Drop the images; return everything else in the listing below exactly.

§ **DATA LINES**
━━━━━━━━━━━━━━━━
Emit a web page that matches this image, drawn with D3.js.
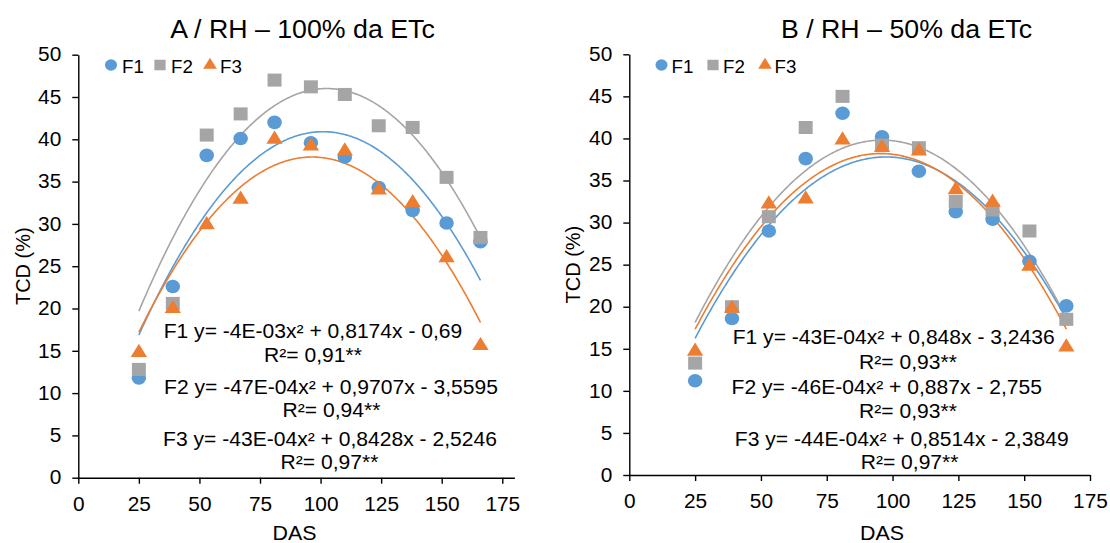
<!DOCTYPE html>
<html>
<head>
<meta charset="utf-8">
<script src="https://cdn.jsdelivr.net/npm/d3@7/dist/d3.min.js"></script>
<style>
  html, body { margin: 0; padding: 0; background: #fff; }
  svg { display: block; }
  text { font-family: "Liberation Sans", Arial, sans-serif; fill: #000; }
</style>
</head>
<body>
<svg id="chart" width="1110" height="543"></svg>
<script>
// ---------------- data ----------------
const das = [25, 39, 53, 67, 81, 96, 110, 124, 138, 152, 166];
const xTicks = [0, 25, 50, 75, 100, 125, 150, 175];
const yTicks = [0, 5, 10, 15, 20, 25, 30, 35, 40, 45, 50];
const seriesNames = ["F1", "F2", "F3"];

// Panel A: RH - 100% da ETc
const a_F1 = [11.8, 22.6, 38.1, 40.1, 42.0, 39.6, 37.9, 34.3, 31.6, 30.1, 27.9];
const a_F2 = [12.8, 20.6, 40.5, 43.0, 47.0, 46.2, 45.3, 41.6, 41.4, 35.5, 28.4];
const a_F3 = [14.8, 20.0, 29.9, 32.9, 40.0, 39.2, 38.6, 34.0, 32.5, 26.0, 15.6];
// Panel B: RH - 50% da ETc
const b_F1 = [11.2, 18.6, 29.0, 37.6, 43.0, 40.2, 36.1, 31.3, 30.4, 25.4, 20.1];
const b_F2 = [13.3, 20.0, 30.7, 41.3, 45.0, 39.2, 38.9, 32.5, 31.5, 29.0, 18.5];
const b_F3 = [14.7, 19.8, 32.2, 32.8, 39.8, 38.9, 38.5, 33.9, 32.4, 24.8, 15.2];

// quadratic trendline coefficients [a, b, c] (y = a x^2 + b x + c), estimated from the drawn curves
const trendA = [[-0.00416, 0.8403, -1.536], [-0.00438, 0.8979, -0.017], [-0.00405, 0.7817, 0.185]];
const trendB = [[-0.00410, 0.7995, -1.176], [-0.00430, 0.8256, 0.171], [-0.00420, 0.8022, -0.105]];
const trendRange = [25, 166];

const titles = ["A / RH \u2013 100% da ETc", "B / RH \u2013 50% da ETc"];
const eqA = ["F1 y= -4E-03x\u00B2 + 0,8174x - 0,69", "F2 y= -47E-04x\u00B2 + 0,9707x - 3,5595", "F3 y= -43E-04x\u00B2 + 0,8428x - 2,5246"];
const r2A = ["R\u00B2= 0,91**", "R\u00B2= 0,94**", "R\u00B2= 0,97**"];
const eqB = ["F1 y= -43E-04x\u00B2 + 0,848x - 3,2436", "F2 y= -46E-04x\u00B2 + 0,887x - 2,755", "F3 y= -44E-04x\u00B2 + 0,8514x - 2,3849"];
const r2B = ["R\u00B2= 0,93**", "R\u00B2= 0,93**", "R\u00B2= 0,97**"];
const xLabel = "DAS";
const yLabel = "TCD (%)";

// ---------------- styles / layout ----------------
const colors = ["#5B9BD5", "#A5A5A5", "#ED7D31"];
const symbols = [d3.symbolCircle, d3.symbolSquare, d3.symbolTriangle];
const markerSize = [145, 170, 100];
const legendSize = [100, 110, 70];
const SX = 1.07; // horizontal stretch of the reference

const panels = [
  {
    series: [a_F1, a_F2, a_F3], trend: trendA, eq: eqA, r2: r2A, title: titles[0],
    xmax: 180, xr: [78.3, 514.4], yr: [477.7, 54.7],
    titleX: 302.5, titleY: 38,
    legendMarkX: [111, 160, 210], legendTextX: [122, 171, 220],
    eqPos: [[313, 338.3], [331, 394], [330, 445.7]],
    r2Pos: [[313, 361.7], [331.5, 417.3], [329.5, 469]],
    yLabelX: 23, dasX: 294.5
  },
  {
    series: [b_F1, b_F2, b_F3], trend: trendB, eq: eqB, r2: r2B, title: titles[1],
    xmax: 175, xr: [629.3, 1090], yr: [475, 54.3],
    titleX: 906.5, titleY: 37.5,
    legendMarkX: [661.5, 713, 765], legendTextX: [671.5, 723, 774.5],
    eqPos: [[893.7, 344], [886.8, 394], [901.7, 445.7]],
    r2Pos: [[908, 368.7], [908, 418.3], [909.6, 469]],
    yLabelX: 573, dasX: 882
  }
];

const svg = d3.select("#chart");

function addText(g, x, y, str, size, anchor) {
  return g.append("text")
    .attr("transform", `translate(${x},${y}) scale(${SX},1)`)
    .attr("text-anchor", anchor || "middle")
    .style("font-size", size + "px")
    .text(str);
}

panels.forEach(p => {
  const g = svg.append("g");
  const x = d3.scaleLinear().domain([0, p.xmax]).range(p.xr);
  const y = d3.scaleLinear().domain([0, 50]).range(p.yr);

  // axes
  const xAxis = d3.axisBottom(x).tickValues(xTicks).tickSize(6).tickSizeOuter(0).tickPadding(13).tickFormat(d3.format("d"));
  const yAxis = d3.axisLeft(y).tickValues(yTicks).tickSize(6).tickSizeOuter(0).tickPadding(11).tickFormat(d3.format("d"));

  const gx = g.append("g").attr("transform", `translate(0,${p.yr[0]})`).call(xAxis);
  const gy = g.append("g").attr("transform", `translate(${p.xr[0]},0)`).call(yAxis);
  [gx, gy].forEach(a => {
    a.select(".domain").attr("stroke", "#000").attr("stroke-width", 1.4);
    a.selectAll(".tick line").attr("stroke", "#000").attr("stroke-width", 1.4);
    a.selectAll(".tick text")
      .style("font-size", "19.5px")
      .style("font-family", "'Liberation Sans', Arial, sans-serif")
      .attr("fill", "#000");
  });
  gx.selectAll(".tick text").attr("transform", `scale(${SX},1)`).attr("x", 0);
  gy.selectAll(".tick text").each(function () {
    const t = d3.select(this);
    const xx = +t.attr("x");
    t.attr("x", null).attr("transform", `translate(${xx},0) scale(${SX},1)`);
  });

  // trendlines
  const xs = d3.range(trendRange[0], trendRange[1] + 0.001, 0.5);
  p.trend.forEach((c, i) => {
    const f = v => c[0] * v * v + c[1] * v + c[2];
    g.append("path")
      .attr("d", d3.line().x(d => x(d)).y(d => y(f(d)))(xs))
      .attr("fill", "none")
      .attr("stroke", colors[i])
      .attr("stroke-width", 1.6);
  });

  // markers
  p.series.forEach((s, i) => {
    g.append("g").selectAll("path").data(s).join("path")
      .attr("transform", (d, j) => `translate(${x(das[j])},${y(d)}) scale(${SX},1)`)
      .attr("d", d3.symbol().type(symbols[i]).size(markerSize[i]))
      .attr("fill", colors[i]);
  });

  // title
  addText(g, p.titleX, p.titleY, p.title, 25, "middle");

  // legend
  seriesNames.forEach((n, i) => {
    g.append("path")
      .attr("transform", `translate(${p.legendMarkX[i]},65) scale(${SX},1)`)
      .attr("d", d3.symbol().type(symbols[i]).size(legendSize[i]))
      .attr("fill", colors[i]);
    addText(g, p.legendTextX[i], 72.5, n, 17.5, "start");
  });

  // equations
  p.eq.forEach((e, i) => {
    addText(g, p.eqPos[i][0], p.eqPos[i][1], e, 19.7, "middle");
    addText(g, p.r2Pos[i][0], p.r2Pos[i][1], p.r2[i], 19.7, "middle");
  });

  // axis titles
  addText(g, p.dasX, 540, xLabel, 20, "middle");
  g.append("text")
    .attr("transform", `translate(${p.yLabelX + 7},${(p.yr[0] + p.yr[1]) / 2}) rotate(-90)`)
    .attr("text-anchor", "middle")
    .style("font-size", "20px")
    .text(yLabel);
});
</script>
</body>
</html>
━━━━━━━━━━━━━━━━
§ **TASK RESULT**
Emit a web page that matches this image, drawn with D3.js.
<!DOCTYPE html>
<html>
<head>
<meta charset="utf-8">
<script src="https://cdn.jsdelivr.net/npm/d3@7/dist/d3.min.js"></script>
<style>
  html, body { margin: 0; padding: 0; background: #fff; }
  svg { display: block; }
  text { font-family: "Liberation Sans", Arial, sans-serif; fill: #000; }
</style>
</head>
<body>
<svg id="chart" width="1110" height="543"></svg>
<script>
// ---------------- data ----------------
const das = [25, 39, 53, 67, 81, 96, 110, 124, 138, 152, 166];
const xTicks = [0, 25, 50, 75, 100, 125, 150, 175];
const yTicks = [0, 5, 10, 15, 20, 25, 30, 35, 40, 45, 50];
const seriesNames = ["F1", "F2", "F3"];

// Panel A: RH - 100% da ETc
const a_F1 = [11.8, 22.6, 38.1, 40.1, 42.0, 39.6, 37.9, 34.3, 31.6, 30.1, 27.9];
const a_F2 = [12.8, 20.6, 40.5, 43.0, 47.0, 46.2, 45.3, 41.6, 41.4, 35.5, 28.4];
const a_F3 = [14.8, 20.0, 29.9, 32.9, 40.0, 39.2, 38.6, 34.0, 32.5, 26.0, 15.6];
// Panel B: RH - 50% da ETc
const b_F1 = [11.2, 18.6, 29.0, 37.6, 43.0, 40.2, 36.1, 31.3, 30.4, 25.4, 20.1];
const b_F2 = [13.3, 20.0, 30.7, 41.3, 45.0, 39.2, 38.9, 32.5, 31.5, 29.0, 18.5];
const b_F3 = [14.7, 19.8, 32.2, 32.8, 39.8, 38.9, 38.5, 33.9, 32.4, 24.8, 15.2];

// quadratic trendline coefficients [a, b, c] (y = a x^2 + b x + c), estimated from the drawn curves
const trendA = [[-0.00416, 0.8403, -1.536], [-0.00438, 0.8979, -0.017], [-0.00405, 0.7817, 0.185]];
const trendB = [[-0.00410, 0.7995, -1.176], [-0.00430, 0.8256, 0.171], [-0.00420, 0.8022, -0.105]];
const trendRange = [25, 166];

const titles = ["A / RH \u2013 100% da ETc", "B / RH \u2013 50% da ETc"];
const eqA = ["F1 y= -4E-03x\u00B2 + 0,8174x - 0,69", "F2 y= -47E-04x\u00B2 + 0,9707x - 3,5595", "F3 y= -43E-04x\u00B2 + 0,8428x - 2,5246"];
const r2A = ["R\u00B2= 0,91**", "R\u00B2= 0,94**", "R\u00B2= 0,97**"];
const eqB = ["F1 y= -43E-04x\u00B2 + 0,848x - 3,2436", "F2 y= -46E-04x\u00B2 + 0,887x - 2,755", "F3 y= -44E-04x\u00B2 + 0,8514x - 2,3849"];
const r2B = ["R\u00B2= 0,93**", "R\u00B2= 0,93**", "R\u00B2= 0,97**"];
const xLabel = "DAS";
const yLabel = "TCD (%)";

// ---------------- styles / layout ----------------
const colors = ["#5B9BD5", "#A5A5A5", "#ED7D31"];
const symbols = [d3.symbolCircle, d3.symbolSquare, d3.symbolTriangle];
const markerSize = [145, 170, 100];
const legendSize = [100, 110, 70];
const SX = 1.07; // horizontal stretch of the reference

const panels = [
  {
    series: [a_F1, a_F2, a_F3], trend: trendA, eq: eqA, r2: r2A, title: titles[0],
    xmax: 180, xr: [78.3, 514.4], yr: [477.7, 54.7],
    titleX: 302.5, titleY: 38,
    legendMarkX: [111, 160, 210], legendTextX: [122, 171, 220],
    eqPos: [[313, 338.3], [331, 394], [330, 445.7]],
    r2Pos: [[313, 361.7], [331.5, 417.3], [329.5, 469]],
    yLabelX: 23, dasX: 294.5
  },
  {
    series: [b_F1, b_F2, b_F3], trend: trendB, eq: eqB, r2: r2B, title: titles[1],
    xmax: 175, xr: [629.3, 1090], yr: [475, 54.3],
    titleX: 906.5, titleY: 37.5,
    legendMarkX: [661.5, 713, 765], legendTextX: [671.5, 723, 774.5],
    eqPos: [[893.7, 344], [886.8, 394], [901.7, 445.7]],
    r2Pos: [[908, 368.7], [908, 418.3], [909.6, 469]],
    yLabelX: 573, dasX: 882
  }
];

const svg = d3.select("#chart");

function addText(g, x, y, str, size, anchor) {
  return g.append("text")
    .attr("transform", `translate(${x},${y}) scale(${SX},1)`)
    .attr("text-anchor", anchor || "middle")
    .style("font-size", size + "px")
    .text(str);
}

panels.forEach(p => {
  const g = svg.append("g");
  const x = d3.scaleLinear().domain([0, p.xmax]).range(p.xr);
  const y = d3.scaleLinear().domain([0, 50]).range(p.yr);

  // axes
  const xAxis = d3.axisBottom(x).tickValues(xTicks).tickSize(6).tickSizeOuter(0).tickPadding(13).tickFormat(d3.format("d"));
  const yAxis = d3.axisLeft(y).tickValues(yTicks).tickSize(6).tickSizeOuter(0).tickPadding(11).tickFormat(d3.format("d"));

  const gx = g.append("g").attr("transform", `translate(0,${p.yr[0]})`).call(xAxis);
  const gy = g.append("g").attr("transform", `translate(${p.xr[0]},0)`).call(yAxis);
  [gx, gy].forEach(a => {
    a.select(".domain").attr("stroke", "#000").attr("stroke-width", 1.4);
    a.selectAll(".tick line").attr("stroke", "#000").attr("stroke-width", 1.4);
    a.selectAll(".tick text")
      .style("font-size", "19.5px")
      .style("font-family", "'Liberation Sans', Arial, sans-serif")
      .attr("fill", "#000");
  });
  gx.selectAll(".tick text").attr("transform", `scale(${SX},1)`).attr("x", 0);
  gy.selectAll(".tick text").each(function () {
    const t = d3.select(this);
    const xx = +t.attr("x");
    t.attr("x", null).attr("transform", `translate(${xx},0) scale(${SX},1)`);
  });

  // trendlines
  const xs = d3.range(trendRange[0], trendRange[1] + 0.001, 0.5);
  p.trend.forEach((c, i) => {
    const f = v => c[0] * v * v + c[1] * v + c[2];
    g.append("path")
      .attr("d", d3.line().x(d => x(d)).y(d => y(f(d)))(xs))
      .attr("fill", "none")
      .attr("stroke", colors[i])
      .attr("stroke-width", 1.6);
  });

  // markers
  p.series.forEach((s, i) => {
    g.append("g").selectAll("path").data(s).join("path")
      .attr("transform", (d, j) => `translate(${x(das[j])},${y(d)}) scale(${SX},1)`)
      .attr("d", d3.symbol().type(symbols[i]).size(markerSize[i]))
      .attr("fill", colors[i]);
  });

  // title
  addText(g, p.titleX, p.titleY, p.title, 25, "middle");

  // legend
  seriesNames.forEach((n, i) => {
    g.append("path")
      .attr("transform", `translate(${p.legendMarkX[i]},65) scale(${SX},1)`)
      .attr("d", d3.symbol().type(symbols[i]).size(legendSize[i]))
      .attr("fill", colors[i]);
    addText(g, p.legendTextX[i], 72.5, n, 17.5, "start");
  });

  // equations
  p.eq.forEach((e, i) => {
    addText(g, p.eqPos[i][0], p.eqPos[i][1], e, 19.7, "middle");
    addText(g, p.r2Pos[i][0], p.r2Pos[i][1], p.r2[i], 19.7, "middle");
  });

  // axis titles
  addText(g, p.dasX, 540, xLabel, 20, "middle");
  g.append("text")
    .attr("transform", `translate(${p.yLabelX + 7},${(p.yr[0] + p.yr[1]) / 2}) rotate(-90)`)
    .attr("text-anchor", "middle")
    .style("font-size", "20px")
    .text(yLabel);
});
</script>
</body>
</html>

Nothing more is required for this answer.